By John Thorne
BBC North of England correspondent at Hadrian's Wall
It cost £6m and took longer than the Roman legionnaires took to build Hadrian's Wall - but the 84-mile (135-kilometre) path in its shadow is now open.
This unbroken, signposted national trail is a breath-taking challenge linking the Irish Sea at Bowness on the Solway Firth, across the neck of Britain to Wallsend on the river Tyne.
Hadrian's Wall, built on the emperor's orders to separate the Romans from the barbarians, is a sophisticated piece of ancient engineering.
Built of stone and turf, five metres (15 feet) high and three (9 feet) wide, the ruins of the mile castles, the forts and watch turrets and can still be seen.

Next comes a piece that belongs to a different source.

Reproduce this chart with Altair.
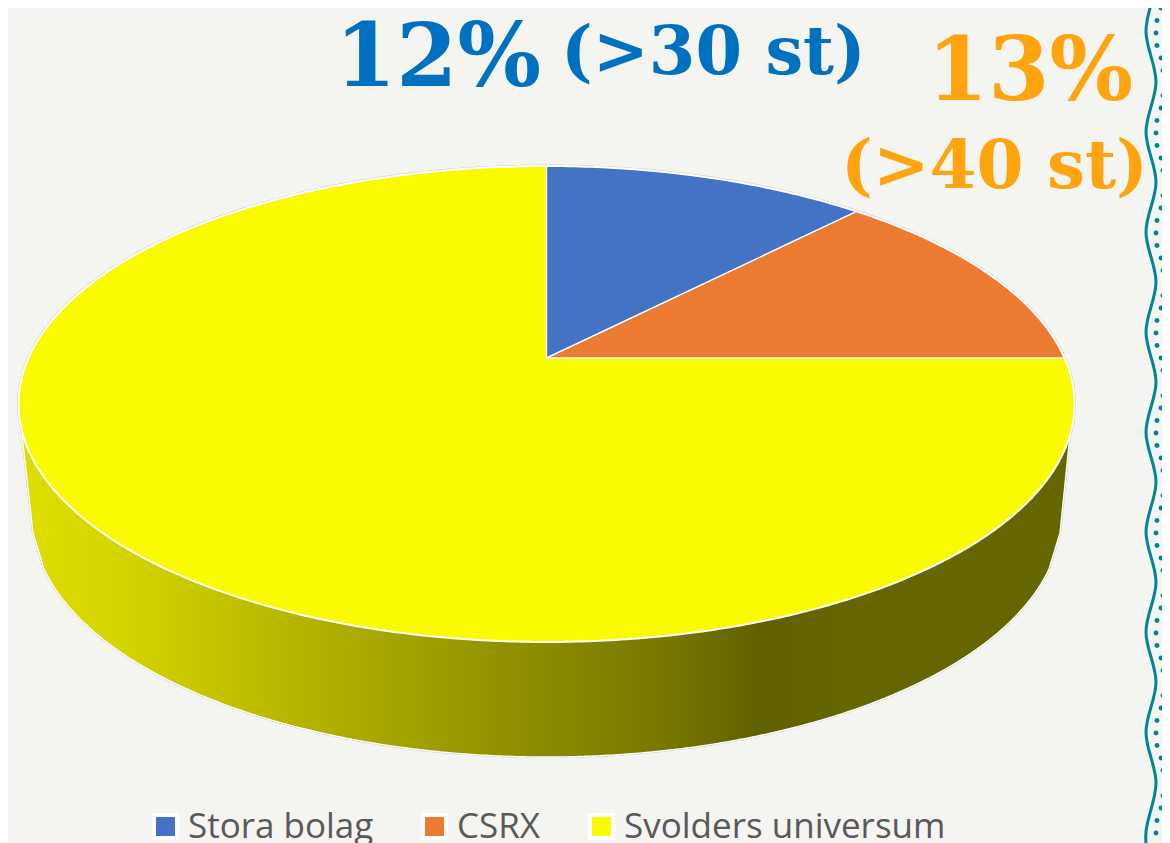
import numpy as np
import pandas as pd
import altair as alt

# --- chart values -------------------------------------------------------
CATEGORIES = ["Stora bolag", "CSRX", "Svolders universum"]
SHARES = [12, 13, 75]
COLORS = ["#4472C4", "#EA7B30", "#FBFB00"]

LABEL_TEXT = ["12%", "(>30 st)", "13%", "(>40 st)"]
LABEL_X = [335, 561, 927, 841]
LABEL_Y = [86, 74, 100, 188]
LABEL_SIZE = [88, 67, 88, 67.5]
LABEL_COLOR = ["#0070C0", "#0070C0", "#FFA30E", "#FFA30E"]

# wavy divider: extremes
WAVE_X = [1146, 1156]
WAVE_FIRST_Y = -68
WAVE_STEP = 50
DOT_X = [1161, 1157, 1156, 1157, 1161, 1163, 1165, 1163]
DOT_FIRST_Y = -92
DOT_STEP = 12.5

BACKGROUND = "#F4F4F0"
WAVE_COLOR = "#00849C"

# --- pie geometry (perspective view of a circular disc) ------------------
CX, TOP, BOTTOM, APEX_Y = 546.5, 166, 642, 358
RX = 528
WALL_BOTTOM = 757
WALL_RX = 514
RY = (BOTTOM - TOP) / 2
CY = (TOP + BOTTOM) / 2
# solve y(v) = (a v + APEX_Y) / (c v + 1) for v=1 -> TOP, v=-1 -> BOTTOM
c = (2 * APEX_Y - TOP - BOTTOM) / (TOP - BOTTOM)
a = TOP * c + TOP - APEX_Y
k = 516


def project(share):
    t = 2 * np.pi * share / 100
    u, v = np.sin(t), np.cos(t)
    d = c * v + 1
    return CX + k * u / d, (a * v + APEX_Y) / d


def rim_top(x):
    return CY - RY * np.sqrt(np.clip(1 - ((x - CX) / RX) ** 2, 0, 1))


def rim_bottom(x):
    return CY + RY * np.sqrt(np.clip(1 - ((x - CX) / RX) ** 2, 0, 1))


def even(x0, x1, n=160):
    return np.linspace(x0, x1, n)


bx, by = project(SHARES[0])
ox, oy = project(SHARES[0] + SHARES[1])
ax, ay = CX, APEX_Y


def on_line(x, x1, y1):
    return ay + (y1 - ay) * (x - ax) / (x1 - ax)


# top face
angles = np.linspace(-np.pi / 2, np.pi / 2, 500)
xs = CX + RX * np.sin(angles)
yellow = pd.DataFrame({"x": xs, "y": rim_top(xs), "y2": rim_bottom(xs), "cat": CATEGORIES[2]})

x1 = even(ax, bx)
blue = pd.DataFrame({"x": x1, "y": rim_top(x1), "y2": on_line(x1, bx, by), "cat": CATEGORIES[0]})

x2 = even(ax, bx)
x3 = even(bx, ox)
orange = pd.concat([
    pd.DataFrame({"x": x2, "y": on_line(x2, bx, by), "y2": APEX_Y}),
    pd.DataFrame({"x": x3, "y": rim_top(x3), "y2": APEX_Y}),
]).assign(cat=CATEGORIES[1])

# side wall
WL, WLB, WRB, WR = 22, 33, 1060, 1070
wall_cy = WALL_BOTTOM - RY
wx = np.concatenate([even(WL, WLB, 12), CX + WALL_RX * np.sin(np.linspace(-1.36, 1.36, 400)), even(WRB, WR, 12)])


def wall_low(x):
    out = wall_cy + RY * np.sqrt(np.clip(1 - ((x - CX) / WALL_RX) ** 2, 0, 1))
    left = np.interp(x, [WL, WLB], [435, 533])
    right = np.interp(x, [WRB, WR], [533, 435])
    return np.where(x <= WLB, left, np.where(x >= WRB, right, out))


wall = pd.DataFrame({"x": wx, "y": rim_bottom(wx), "y2": wall_low(wx)}).sort_values("x")

# outlines
ell_t = np.linspace(0, 2 * np.pi, 600)
rim = pd.DataFrame({
    "x": CX + RX * np.sin(ell_t),
    "y": CY - RY * np.cos(ell_t),
    "o": np.arange(600),
})
wall_edge = pd.DataFrame({"x": wall["x"], "y": wall["y2"]})
spokes = pd.DataFrame({
    "x": [ax, ax, ax, bx, ax, ox],
    "y": [ay, TOP, ay, by, ay, oy],
    "s": [0, 0, 1, 1, 2, 2],
    "o": [0, 1, 0, 1, 0, 1],
})

# divider
wave = pd.DataFrame({
    "x": [WAVE_X[i % 2] for i in range(20)],
    "y": [WAVE_FIRST_Y + i * WAVE_STEP for i in range(20)],
    "o": list(range(20)),
})
dots = pd.DataFrame({
    "x": [DOT_X[i % 8] for i in range(80)],
    "y": [DOT_FIRST_Y + i * DOT_STEP for i in range(80)],
})

labels = pd.DataFrame({
    "t": LABEL_TEXT, "x": LABEL_X, "y": LABEL_Y, "s": LABEL_SIZE, "c": LABEL_COLOR,
})

# --- scales: the reference's pixel frame, less the page margin -----------
W, H = 1154, 835
XS = alt.Scale(domain=[8, 1162], range=[0, W], nice=False, zero=False)
YS = alt.Scale(domain=[8, 843], range=[0, H], nice=False, zero=False)
X = alt.X("x:Q", axis=None, scale=XS)
Y = alt.Y("y:Q", axis=None, stack=None, scale=YS)
Y2 = alt.Y2("y2:Q")

color = alt.Color(
    "cat:N",
    scale=alt.Scale(domain=CATEGORIES, range=COLORS),
    sort=CATEGORIES,
    legend=alt.Legend(
        title=None,
        orient="none",
        legendX=140,
        legendY=801,
        direction="horizontal",
        columns=3,
        symbolType="square",
        symbolSize=529,
        symbolStrokeColor="white",
        symbolStrokeWidth=4,
        symbolOpacity=1,
        labelFont="Open Sans",
        labelFontSize=35,
        labelColor="#595959",
        labelLimit=500,
        labelOffset=5,
        columnPadding=41,
        padding=0,
    ),
)

wall_layer = alt.Chart(wall).mark_area(
    fill={
        "gradient": "linear",
        "x1": 0, "y1": 0, "x2": 1, "y2": 0,
        "stops": [
            {"offset": 0.0, "color": "#DEDE00"},
            {"offset": 0.084, "color": "#D6D600"},
            {"offset": 0.256, "color": "#B6B600"},
            {"offset": 0.45, "color": "#939300"},
            {"offset": 0.61, "color": "#787800"},
            {"offset": 0.708, "color": "#606000"},
            {"offset": 0.79, "color": "#666600"},
            {"offset": 1.0, "color": "#666600"},
        ],
    },
).encode(x=X, y=Y, y2=Y2)

wall_line_gray = alt.Chart(wall_edge).mark_line(color="#C8C8C8", strokeWidth=2.2).encode(x=X, y=Y)
wall_line = alt.Chart(wall_edge).mark_line(color="#FFFFFF", strokeWidth=1.4).encode(x=X, y=Y)

faces = [
    alt.Chart(d).mark_area(opacity=1).encode(x=X, y=Y, y2=Y2, color=color)
    for d in (yellow, orange, blue)
]

rim_gray = alt.Chart(rim).mark_line(color="#C8C8C8", strokeWidth=2.8).encode(x=X, y=Y, order="o:Q")
rim_line = alt.Chart(rim).mark_line(color="#FFFFFF", strokeWidth=2).encode(x=X, y=Y, order="o:Q")
spoke_line = alt.Chart(spokes).mark_line(color="#FFFFFF", strokeWidth=1.4).encode(
    x=X, y=Y, detail="s:N", order="o:Q"
)

wave_line = alt.Chart(wave).mark_line(
    color=WAVE_COLOR, strokeWidth=3, interpolate="natural"
).encode(x=X, y=Y, order="o:Q")
dot_layer = alt.Chart(dots).mark_circle(color=WAVE_COLOR, size=24, opacity=1).encode(x=X, y=Y)

text_layer = alt.Chart(labels).mark_text(
    font="DejaVu Serif", fontWeight="bold", align="left", baseline="alphabetic"
).encode(
    x=X, y=Y,
    text="t:N",
    size=alt.Size("s:Q", scale=None, legend=None),
    color=alt.Color("c:N", scale=None, legend=None),
)

chart = alt.layer(
    rim_gray, wall_line_gray, wall_layer, wall_line, *faces, rim_line, spoke_line,
    wave_line, dot_layer, text_layer,
).properties(
    width=W, height=H, padding=0, autosize=alt.AutoSizeParams(type="none"), background=BACKGROUND,
).configure_view(stroke=None)

chart.save("out.html", embed_options={"renderer": "svg", "actions": False})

And the landscape is as wild and frontier-like as it was 2000 years ago.
Rolling hills and heather-covered moors are the backdrop.
Only a few isolated farms and the odd hamlet break the clean wide-open windswept border country.
Tourist businesses are welcoming the extra 20,000 walkers expected to attempt the trek each year.
But others warn the wildlife and tranquillity that make the wall an international heritage site could be destroyed if the fragile monument is invaded.
On Friday to mark the opening, groups of re-enactment enthusiasts dressed as
Roman centurions marched along part of the wall near the settlement of Twice Brewed.
Now the long trail is open to walkers and ramblers.
A stamped passport will prove to doubters the trek has been completed.
The wall runs from the west of Cumbria to Wallsend
The invigorating northern winds never stop blowing here. You wrap up and wear waterproofs whatever the season.
But the challenge will be popular.
The six-year project has demanded much diplomacy along the way.
Landowners had to be persuaded, bypasses for unique archaeological sites had to be navigated.
There is an extra four miles of pathway away from the wall to accommodate objections.
But in the wake of the devastation brought to the area by the foot-and-mouth epidemic, this trail signals an economic re-awakening for an area that delicately balances its isolated ancient beauty with the daily reality of having to earn a living.